What is the expected number of flips of an unfair coin until you have 2 more heads than tails?

We only ever need to keep track of the difference between the number of heads, and the number of tails. Moreover, the time it takes to increase this difference by $2$ is twice the time it takes to increase this difference by $1$.

So let's call $x$ the time it takes to go from a difference of $k$ to a difference of $k+1$: for example, the time it takes from the start until you have flipped heads once more than tails.

After the very first coinflip, we're either done (with probability $p$), or we have made progress in the wrong direction and have a difference of $2$ to make up for (with probablity $1-p$). So we have $$x = 1 + (1-p) \cdot 2x$$ or $x = \frac1{2p-1}$.

The answer you want is $2x = \frac2{2p-1}$.

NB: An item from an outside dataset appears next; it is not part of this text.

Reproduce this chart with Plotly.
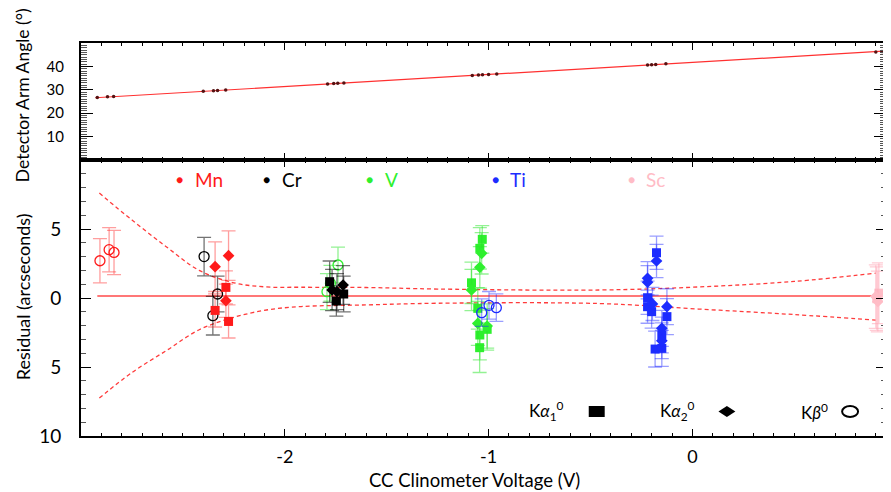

This corresponds to calculating the expectation of the first-passage time of an asymmetric one-dimensional random walk. I believe that even the asymmetric one-dimensional random walk satisfies the (strong) Markov property, so therefore we can assume that the random walk "starts over" at every step. (See p. 4)

I.e. if $T(1)$ is the random variable indicating the first time we have one more head than tail, then $T(2)$ is the sum of two independent copies of $T(1)$. So by linearity of expectation: $$\mathbb{E}[T(2)]=\mathbb{E}[T(1)]+\mathbb{E}[T(1)]=2\mathbb{E}[T(1)]. $$

Now, $\mathbb{E}[T(1)]$ is a lot easier to calculate. According to this document (p.3 & p.5), $$\mathbb{E}[T(1)] = \Phi'(1)\,, \quad \text{where} \quad \Phi(t) = \frac{1 - \sqrt{1-4p(1-p)t^2}}{2(1-p)t} $$ i.e. $$\mathbb{E}[T(1)] = \frac{1 }{2p-1} \quad (p > \frac{1}{2})\,.$$ (In the document, $N= T(1)$.)